Un courant d'air fit voler quelques papiers : une infirmière partie avec l'ambulance de l'asile des vieillards rentrait.

— Ah ! c'est du joli ! Mon petit Guernico, au moins deux ambulances de plus pour l'hospice !

— La porte, Mercédès ! cria le médecin, chassant aux papillons ses papiers dans le courant d'air.

— Quelle bande de salauds, dit-elle comme si elle eût parlé de la rumeur des moteurs sur quoi se refermait la fenêtre. Là-bas, c'est la pagaille effroyable : les pauvres vieux se piétinent dans les escaliers. Ils sont affolés, naturellement !

— Combien de blessés y a-t-il ? demanda Guernico.

— Oh ! pour les blessés, l'ambulance suffirait, c'est pour l'évacuation.

— Les ambulances sont pour les blessés : ils ne manqueront pas... Les vieillards sont dans les caves, pour l'instant ?

— Tu penses !

— Les caves sont solides ?

— Oh ! des catacombes.

— Bien.

Il chargea un assistant de prévenir la Junta.

— Tu sais, Guernico, dit à mi-voix Mercédès, soudain calmée, il y en a qui deviennent dingos...

— Ce sont des bombes incendiaires ? demanda le médecin.

— Les gens qui ont l'air de savoir quelque chose appellent ça des bombes au calcium. C'est vert, absinthe exactement. C'est terrible, vous savez : on ne peut pas l'éteindre. Et les vieux qui cavalent à travers ça comme des aveugles, les mains en avant, ou sur des béquilles...

— Où est tombée la bombe ?

— Dans un couloir, entre les dortoirs.

Une fenêtre était-elle mal fermée ? Le bruit opiniâtre des avions rôdait dans la salle, coupé par la rafale d'une mitrailleuse républicaine, « pour le moral », sans doute.
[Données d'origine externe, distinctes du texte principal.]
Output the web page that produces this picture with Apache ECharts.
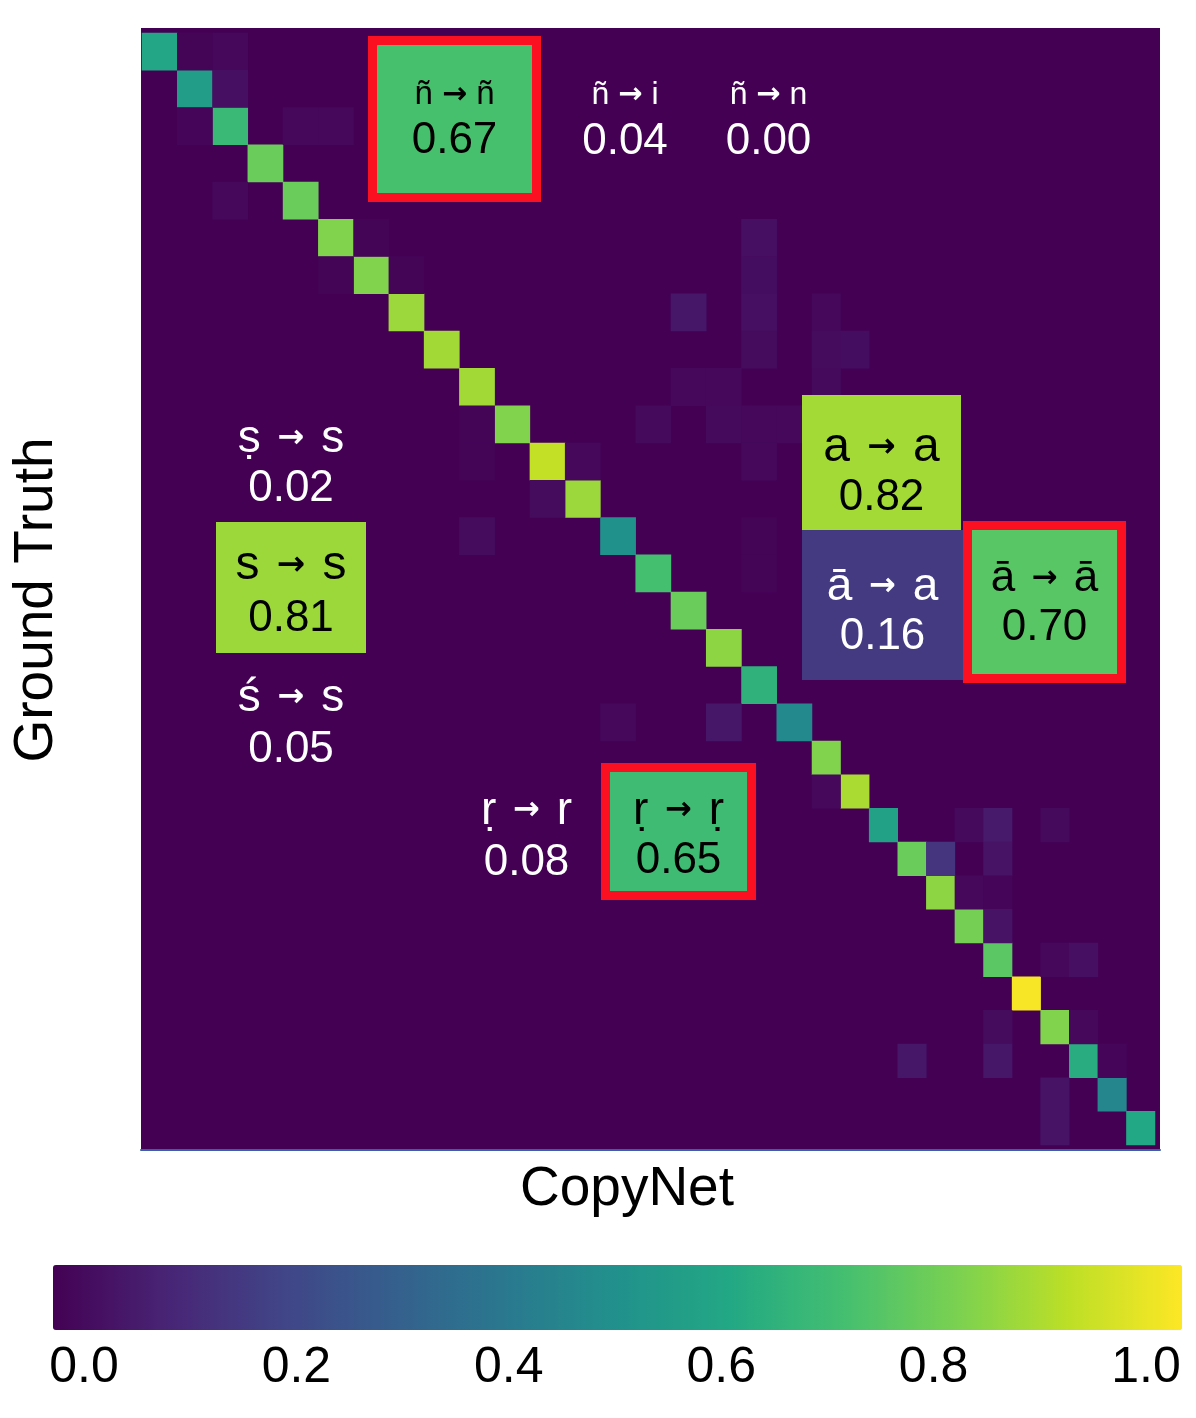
<!DOCTYPE html>
<html>
<head>
<meta charset="utf-8">
<script src="https://cdn.jsdelivr.net/npm/echarts@6/dist/echarts.min.js"></script>
<style>
html, body { margin: 0; padding: 0; background: #fff; }
#chart { width: 1196px; height: 1418px; }
</style>
</head>
<body>
<div id="chart"></div>
<script>
// copy rate on the diagonal (ground truth char i -> predicted char i)
var diagValues = [0.59, 0.55, 0.67, 0.77, 0.77, 0.81, 0.81, 0.85, 0.86, 0.86, 0.81, 0.91, 0.85,
  0.50, 0.70, 0.77, 0.83, 0.64, 0.47, 0.81, 0.87, 0.57, 0.77, 0.83, 0.79, 0.74, 0.99, 0.81,
  0.62, 0.46, 0.60];

// off diagonal confusions: [row (ground truth), col (CopyNet), rate]
var offDiag = [
  [0, 1, 0.01], [0, 2, 0.02], [1, 2, 0.04], [2, 1, 0.015], [2, 4, 0.02], [2, 5, 0.02],
  [4, 2, 0.02], [5, 6, 0.01], [6, 5, 0.01], [6, 7, 0.01],
  [5, 17, 0.04], [6, 17, 0.035], [7, 17, 0.04], [8, 17, 0.03], [7, 15, 0.06],
  [7, 19, 0.02], [8, 19, 0.03], [9, 19, 0.025], [8, 20, 0.035], [9, 15, 0.02], [9, 16, 0.02],
  [10, 16, 0.025], [10, 18, 0.02], [10, 14, 0.025], [10, 17, 0.02],
  [10, 9, 0.01], [11, 9, 0.01], [13, 9, 0.03], [12, 11, 0.03], [11, 12, 0.02],
  [11, 17, 0.02], [13, 17, 0.01], [14, 17, 0.01], [18, 13, 0.02], [18, 16, 0.06],
  [20, 19, 0.02], [21, 24, 0.025], [21, 25, 0.07], [21, 27, 0.025], [22, 23, 0.15],
  [22, 25, 0.05], [23, 24, 0.02], [23, 25, 0.015], [24, 25, 0.05], [25, 27, 0.02],
  [25, 28, 0.04], [27, 25, 0.03], [27, 28, 0.02], [28, 22, 0.06], [28, 25, 0.06],
  [29, 27, 0.05], [30, 27, 0.05], [28, 29, 0.015]
];

var barTicks = [0, 0.2, 0.4, 0.6, 0.8, 1.0];

// zoomed-in notes
var noteLabels = ['ñ→ñ', 'ñ→i', 'ñ→n', 'ṣ→s', 's→s', 'ś→s', 'ṛ→r', 'ṛ→ṛ', 'a→a', 'ā→a', 'ā→ā'];
var noteValues = [0.67, 0.04, 0.00, 0.02, 0.81, 0.05, 0.08, 0.65, 0.82, 0.16, 0.70];

var viridis = ['#440154', '#482475', '#414487', '#355f8d', '#2a788e', '#21918c',
  '#22a884', '#44bf70', '#7ad151', '#bddf26', '#fde725'];

// the zoomed boxes were coloured on a range that tops out a bit below 1
var noteColorMax = 0.95;

// layout of the note boxes: [x0, y0, x1, y1, labelY, valueY, labelSize, red frame]
var noteBoxes = [
  [377, 45, 532, 193, 95, 141, 33, true],
  [575, 45, 675, 193, 95, 142, 32, false],
  [705, 45, 832, 193, 95, 142, 32, false],
  [216, 400, 366, 522, 439, 489, 46, false],
  [216, 522, 366, 653, 566, 619, 48, false],
  [216, 653, 366, 780, 698, 750, 46, false],
  [452, 772, 601, 891, 811, 863, 46, false],
  [610, 772, 747, 891, 811, 861, 46, true],
  [802, 395, 961, 530, 448, 498, 48, false],
  [802, 530, 963, 680, 587, 637, 46, false],
  [972, 530, 1117, 674, 579, 628, 44, true]
];

var FONT = '"Liberation Sans", Arial, "DejaVu Sans", sans-serif';

function viridisColor(v) {
  var t = Math.max(0, Math.min(1, v)) * (viridis.length - 1);
  var i = Math.min(Math.floor(t), viridis.length - 2);
  var f = t - i;
  var a = viridis[i], b = viridis[i + 1];
  var out = '#';
  for (var k = 1; k < 7; k += 2) {
    var ca = parseInt(a.substr(k, 2), 16), cb = parseInt(b.substr(k, 2), 16);
    var c = Math.round(ca + (cb - ca) * f).toString(16);
    out += c.length < 2 ? '0' + c : c;
  }
  return out;
}

// all cells
var n = diagValues.length;
var cells = [];
diagValues.forEach(function (v, i) { cells.push([i, i, v]); });
offDiag.forEach(function (d) { cells.push(d); });

var cats = [];
for (var i = 0; i < n; i++) cats.push(String(i));

// the matrix is a collage: first 19 chars are drawn wider than the last 12
var split = 19;
var colEdges = [142, 812, 1155];
var rowEdges = [33, 741, 1145];
var ranges = [[0, split], [split, n]];

var grids = [], xAxes = [], yAxes = [], series = [];
for (var bj = 0; bj < 2; bj++) {
  for (var bi = 0; bi < 2; bi++) {
    var g = grids.length;
    var c0 = ranges[bi][0], c1 = ranges[bi][1], r0 = ranges[bj][0], r1 = ranges[bj][1];
    grids.push({
      left: colEdges[bi], top: rowEdges[bj],
      width: colEdges[bi + 1] - colEdges[bi], height: rowEdges[bj + 1] - rowEdges[bj]
    });
    xAxes.push({ type: 'category', gridIndex: g, data: cats.slice(c0, c1), show: false });
    yAxes.push({ type: 'category', gridIndex: g, data: cats.slice(r0, r1), inverse: true, show: false });
    var data = cells.filter(function (d) {
      return d[0] >= r0 && d[0] < r1 && d[1] >= c0 && d[1] < c1;
    }).map(function (d) { return [d[1] - c0, d[0] - r0, d[2]]; });
    series.push({
      type: 'heatmap', xAxisIndex: g, yAxisIndex: g, data: data,
      emphasis: { disabled: true }, silent: true
    });
  }
}

// frame (purple background + blue base line)
grids.push({ left: 141, top: 28, width: 1019, height: 1122, show: true,
  backgroundColor: '#440154', borderWidth: 0 });
xAxes.push({ type: 'value', gridIndex: 4, min: 0, max: 1,
  axisLine: { show: true, lineStyle: { color: '#3d5ea8', width: 2 } },
  axisTick: { show: false }, axisLabel: { show: false }, splitLine: { show: false } });
yAxes.push({ type: 'value', gridIndex: 4, show: false });

// colorbar tick axis
grids.push({ left: 84, top: 1330, width: 1062, height: 1 });
xAxes.push({ type: 'value', gridIndex: 5, min: 0, max: 1, interval: 0.2,
  axisLine: { show: false }, axisTick: { show: false }, splitLine: { show: false },
  axisLabel: { customValues: barTicks, margin: 12, fontSize: 50, color: '#000', fontFamily: FONT,
    formatter: function (v) { return v.toFixed(1); } } });
yAxes.push({ type: 'value', gridIndex: 5, show: false });

// note boxes
var graphics = [];
noteBoxes.forEach(function (b, k) {
  var v = noteValues[k];
  var txt = v >= 0.5 ? '#000' : '#fff';
  var cx = (b[0] + b[2]) / 2;
  if (v >= 0.1) {
    graphics.push({ type: 'rect', z: 10,
      shape: { x: b[0], y: b[1], width: b[2] - b[0], height: b[3] - b[1] },
      style: { fill: viridisColor(v / noteColorMax) } });
  }
  if (b[7]) {
    graphics.push({ type: 'rect', z: 11,
      shape: { x: b[0] - 4.5, y: b[1] - 4.5, width: b[2] - b[0] + 9, height: b[3] - b[1] + 9 },
      style: { fill: 'none', stroke: '#fa1020', lineWidth: 9 } });
  }
  var parts = noteLabels[k].split('→');
  var small = b[6] < 40;
  var gap = small ? 0 : Math.round(b[6] * 0.08);
  graphics.push({ type: 'text', z: 12, x: cx, y: b[4],
    style: { text: '{c|' + parts[0] + ' }{a|→}{c| ' + parts[1] + '}',
      align: 'center', verticalAlign: 'middle',
      rich: {
        c: { fontSize: b[6], fontFamily: FONT, fill: txt },
        a: { fontSize: Math.round(b[6] * (small ? 0.9 : 0.7)), fontWeight: 'bold', padding: [0, gap],
          fontFamily: '"DejaVu Sans", sans-serif', fill: txt }
      } } });
  graphics.push({ type: 'text', z: 12, x: cx, y: b[5],
    style: { text: v.toFixed(2), align: 'center', verticalAlign: 'middle',
      font: '44px ' + FONT, fill: txt } });
});

graphics.push({ type: 'text', x: 627, y: 1190,
  style: { text: 'CopyNet', align: 'center', verticalAlign: 'middle', font: '55px ' + FONT, fill: '#000' } });
graphics.push({ type: 'text', x: 37, y: 600, rotation: Math.PI / 2,
  style: { text: 'Ground Truth', align: 'center', verticalAlign: 'middle', font: '55px ' + FONT, fill: '#000' } });

var chart = echarts.init(document.getElementById('chart'));
chart.setOption({
  animation: false,
  backgroundColor: '#fff',
  grid: grids,
  xAxis: xAxes,
  yAxis: yAxes,
  visualMap: {
    type: 'continuous', min: 0, max: 1, seriesIndex: [0, 1, 2, 3],
    orient: 'horizontal', left: 53, top: 1265, padding: 0,
    itemWidth: 65, itemHeight: 1129, calculable: false, hoverLink: false,
    text: null, showLabel: false,
    inRange: { color: viridis }
  },
  series: series,
  graphic: graphics
});
</script>
</body>
</html>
Mais au-dessous, comme s'il venait du sol et des murs, un grondement montait et descendait avec le roulement des tambours voilés : une nouvelle attaque de la brigade internationale contre les Maures, le long du Manzanares.

— Où se bat-on ? demanda Guernico.

— Partout, dit Mercédès.

— Casa del Campo, Cité Universitaire, dit le médecin.

Une explosion toute proche fit sauter les porteplume sur les tables. Les tuiles retombèrent sur des toits éloignés, et sur la volée de pas d'un groupe qui fuyait. Il y eut une seconde de silence, puis un cri extraordinairement grinçant raya la nuit ; puis le silence.

— Une bombe incendiaire sur l'ambassade de France, dit Guernico au téléphone de nouveau. Les bombes de la non-intervention.

« Les motocyclistes sont bien à leur poste, n'est-ce pas ? »

« Deux bombes près de la place des Cortès. »

« Il faut envoyer six cyclistes de liaison à Cuatro-Caminos. »

Un assistant lui parla à l'oreille.

« Envoyez une ambulance de plus pour San-Carlos, reprit-il. Là, ce sont des blessés... Et dites à Ramos d'aller inspecter tout ça, je vous prie. »

Depuis le début du siège, la fonction de Ramos était d'apporter l'aide du parti communiste au point le plus menacé. S'il était fort utile au service sanitaire, qui manquait d'anesthésiants et de plaques radiographiques, il l'était moins au service des ambulances ; mais désormais, à Madrid, l'aide aux blessés allait être une des fonctions capitales de la Junta.